The Arnold A. Saltzman Institute of War and Peace Studies, the International Security Policy Concentration (ISP) at the School of International and Public Affairs, and the Department of State’s Foreign Affairs Campus Coordinator, Bren Flanigan, present
The Future of American Diplomatic Leadership:
A Conversation with Ambassador L. Paul Bremer III
Moderated by Lisa Anderson, Special Lecturer in International and Public Affairs, Dean Emerita, SIPA, former President, American University of Cairo
Bios:
Ambassador L. Paul Bremer’s diplomatic service spanned eight Presidents. He was Special Assistant to six Secretaries of State and Henry Kissinger’s Chief of Staff. His overseas assignments included Afghanistan, Malawi, and Norway. President Reagan appointed him Ambassador to the Netherlands (1983-86) and then Ambassador at Large for Counter Terrorism (1986-89). In the 1990s, Bremer was Managing Director of Kissinger Associates, a strategic consulting firm and subsequently Chairman and CEO of Marsh Crisis Consulting Company. He served on a number of public company boards including Air Products and Chemicals, Komatsu Industry, Akzo-Nobel and Alelo. In 1999 Bremer was appointed Chairman of the Bipartisan National Commission on Terrorism. In June 2000, the Commission reported that the United States faced a growing threat from Islamic terrorism. After 9/11, President Bush appointed him to the President’s Homeland Security Advisory Commission. In 2003 the President recalled Bremer to government service as Presidential Envoy to Iraq charged with beginning the country’s political and economic reconstruction.
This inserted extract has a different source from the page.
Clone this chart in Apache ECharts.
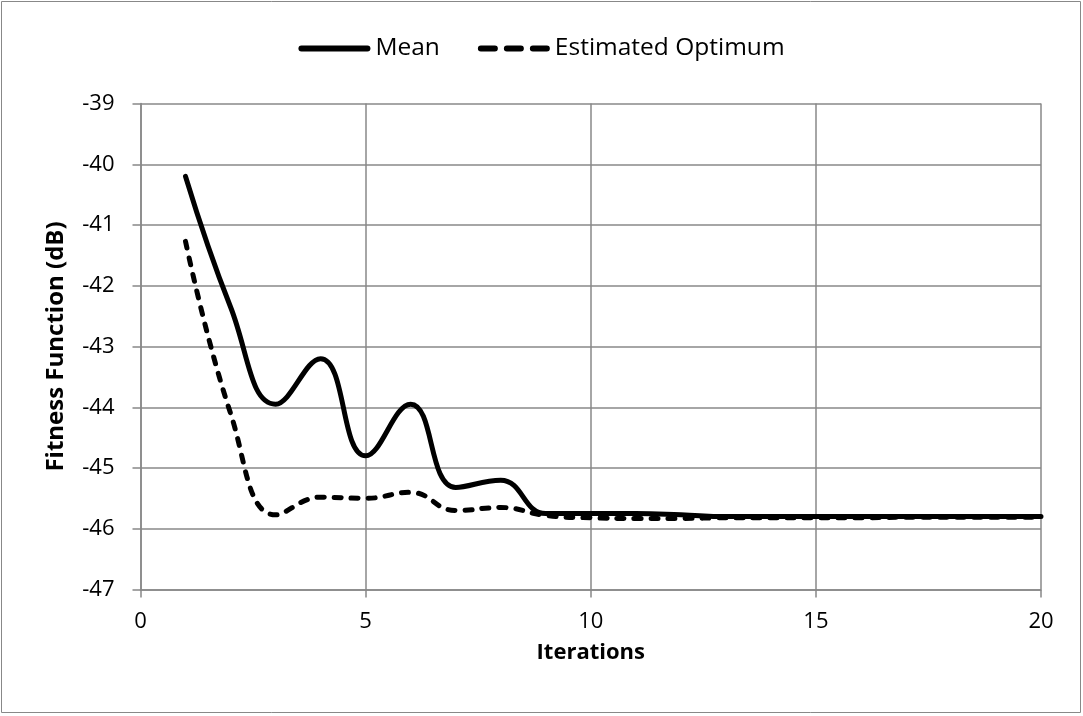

Bremer wrote a best-selling book, My Year in Iraq: The Struggle to Build a Future of Hope (2006). Bremer has been awarded numerous awards for his public service including the Presidential Medal of Freedom. Since leaving government service, Bremer has continued to be active in a number of not-for-profit organizations. He served as CEO of World Team Sports which organizes sport events for the disabled, and on the Board of Catholic Charities. He is a Trustee of the C and O Canal Trust and is a member of the Council on Foreign Relations. Mr. Bremer received his B.A. from Yale University, a C.E.P from the Institut D’Etudes Politiques of the University of Paris, and an M.B.A. from Harvard Graduate School of Business Administration. He has an Honorary Doctor of Law degree from Ave Maria University. Bremer is currently a professional ski instructor and an avid cyclist. In 2010 he led a 4,000-mile cross country ride for wounded warriors. He tells this dramatic story in his book From Sea to Shining Sea. His oil paintings have been exhibited in many cities. His languages are French, Norwegian and Dutch. He lives in Chevy Chase, Maryland.
Lisa Anderson is a specialist on politics in the Middle East and North Africa. She is James T. Shotwell Professor Emerita of International Relations, Dean Emerita of the School of International and Public Affairs, and Special Lecturer in International and Public Affairs. She previously served as chair of the University’s political science department and director of the Middle East Institute. Before joining Columbia, Anderson was assistant professor of government and social studies at Harvard University. Anderson served as President of the American University of Cairo (2011-16) and as Provost (2008-10). A past president of the Middle East Studies Association and past chair of the board of the Social Science Research Council, Anderson is a former member of the Council of the American Political Science Association, and served on the board of the Carnegie Council on Ethics in International Affairs. She is member emerita of the board of Human Rights Watch, where she served as co-chair of Human Rights Watch/Middle East, co-chair of the International Advisory Board of the Von Humbolt Foundation, and member of the International Advisory Council of the World Congress for Middle East Studies. She is also a member of the Council on Foreign Relations. Anderson is the author of Pursuing Truth, Exercising Power: Social Science and Public Policy in the Twenty-first Century (Columbia University Press, 2003), The State and Social Transformation in Tunisia and Libya, 1820-1980 (Princeton University Press, 1986), editor of Transitions to Democracy (Columbia University Press, 1999) and coeditor of The Origins of Arab Nationalism (Columbia 1991). Anderson holds a B.A. from Sarah Lawrence College, an M.A. in law and diplomacy from the Fletcher School at Tufts University, and a Ph.D. in political science from Columbia University. She was awarded an honorary doctor of laws from Monmouth University in 2002.